(begin)

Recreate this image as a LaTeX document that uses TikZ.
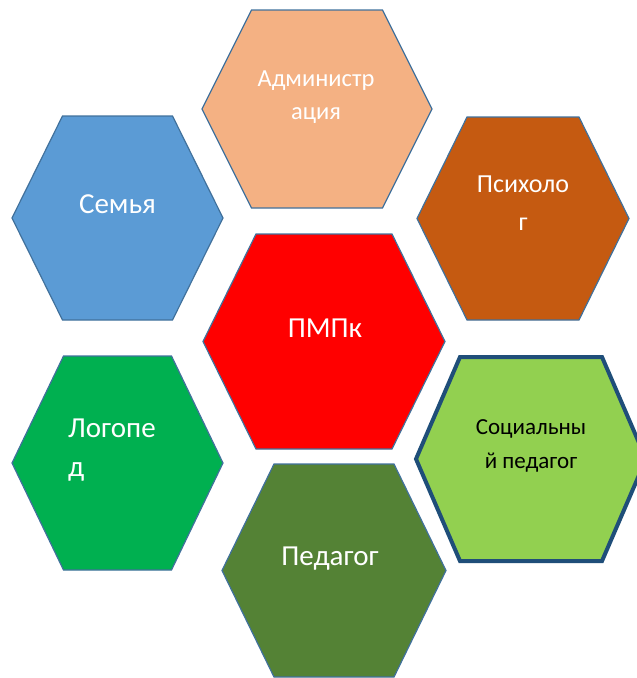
\documentclass[tikz,border=0pt]{standalone}
\usepackage{fontspec}
\setmainfont{Carlito}
\usepackage{xcolor}
\definecolor{admin}{HTML}{F4B183}
\definecolor{family}{HTML}{5B9BD5}
\definecolor{psych}{HTML}{C55A11}
\definecolor{pmpk}{HTML}{FF0000}
\definecolor{logo}{HTML}{00B050}
\definecolor{social}{HTML}{92D050}
\definecolor{teach}{HTML}{548235}
\definecolor{rim}{HTML}{41719C}
\definecolor{darkrim}{HTML}{1F4E79}

% hexagon: style, centre x, centre y, half width, half top edge, half height
\newcommand{\hexcell}[6]{%
  \draw[#1, shift={(#2,#3)}] (-#4,0) -- (-#5,-#6) -- (#5,-#6) -- (#4,0)
    -- (#5,#6) -- (-#5,#6) -- cycle;}

\begin{document}
\begin{tikzpicture}[x=1pt, y=-1pt,
    hexa/.style={draw=rim, line width=1.2pt},
    lbl/.style={font=\fontsize{29}{34}\selectfont, text=white, align=center, inner sep=0pt}]
    \useasboundingbox (0,0) rectangle (637,678);
    \clip (0,0) rectangle (637,678);

    % ячейки
    \hexcell{hexa, fill=admin}{317}{109}{115}{65.5}{99}
    \hexcell{hexa, fill=family}{117.5}{218}{105.5}{55}{102}
    \hexcell{hexa, fill=psych}{523}{218.5}{106}{56}{101.5}
    \hexcell{hexa, fill=pmpk}{324}{341.5}{121}{68}{107.5}
    \hexcell{hexa, fill=logo}{117.5}{463}{105.5}{54}{107}
    \hexcell{draw=darkrim, line width=4pt, fill=social}{531}{459}{115}{71}{102}
    \hexcell{hexa, fill=teach}{334}{570.5}{112}{60}{106.5}

    % подписи
    \node[lbl, font=\fontsize{24.5}{33}\selectfont] (admin) at (316,97) {Администр\\ация};
    \node[lbl] (family) at (117.5,204) {Семья};
    \node[lbl, font=\fontsize{26}{38}\selectfont] (psych) at (523,203) {Психоло\\г};
    \node[lbl] (pmpk) at (325,328) {ПМПк};
    \node[lbl, align=left, anchor=west] (logo) at (68,450) {Логопе\\[5pt]д};
    \node[lbl, text=black, font=\fontsize{23}{34}\selectfont] (social) at (531,446) {Социальны\\й педагог};
    \node[lbl] (teach) at (330,559) {Педагог};
\end{tikzpicture}
\end{document}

(end)

INSTRUCTIONS TO FOLLOW: Retype the listing exactly. Pictures do not belong in the copy.

EXERCISE SOLUTION:
Recreate this image as a LaTeX document that uses TikZ.
\documentclass[tikz,border=0pt]{standalone}
\usepackage{fontspec}
\setmainfont{Carlito}
\usepackage{xcolor}
\definecolor{admin}{HTML}{F4B183}
\definecolor{family}{HTML}{5B9BD5}
\definecolor{psych}{HTML}{C55A11}
\definecolor{pmpk}{HTML}{FF0000}
\definecolor{logo}{HTML}{00B050}
\definecolor{social}{HTML}{92D050}
\definecolor{teach}{HTML}{548235}
\definecolor{rim}{HTML}{41719C}
\definecolor{darkrim}{HTML}{1F4E79}

% hexagon: style, centre x, centre y, half width, half top edge, half height
\newcommand{\hexcell}[6]{%
  \draw[#1, shift={(#2,#3)}] (-#4,0) -- (-#5,-#6) -- (#5,-#6) -- (#4,0)
    -- (#5,#6) -- (-#5,#6) -- cycle;}

\begin{document}
\begin{tikzpicture}[x=1pt, y=-1pt,
    hexa/.style={draw=rim, line width=1.2pt},
    lbl/.style={font=\fontsize{29}{34}\selectfont, text=white, align=center, inner sep=0pt}]
    \useasboundingbox (0,0) rectangle (637,678);
    \clip (0,0) rectangle (637,678);

    % ячейки
    \hexcell{hexa, fill=admin}{317}{109}{115}{65.5}{99}
    \hexcell{hexa, fill=family}{117.5}{218}{105.5}{55}{102}
    \hexcell{hexa, fill=psych}{523}{218.5}{106}{56}{101.5}
    \hexcell{hexa, fill=pmpk}{324}{341.5}{121}{68}{107.5}
    \hexcell{hexa, fill=logo}{117.5}{463}{105.5}{54}{107}
    \hexcell{draw=darkrim, line width=4pt, fill=social}{531}{459}{115}{71}{102}
    \hexcell{hexa, fill=teach}{334}{570.5}{112}{60}{106.5}

    % подписи
    \node[lbl, font=\fontsize{24.5}{33}\selectfont] (admin) at (316,97) {Администр\\ация};
    \node[lbl] (family) at (117.5,204) {Семья};
    \node[lbl, font=\fontsize{26}{38}\selectfont] (psych) at (523,203) {Психоло\\г};
    \node[lbl] (pmpk) at (325,328) {ПМПк};
    \node[lbl, align=left, anchor=west] (logo) at (68,450) {Логопе\\[5pt]д};
    \node[lbl, text=black, font=\fontsize{23}{34}\selectfont] (social) at (531,446) {Социальны\\й педагог};
    \node[lbl] (teach) at (330,559) {Педагог};
\end{tikzpicture}
\end{document}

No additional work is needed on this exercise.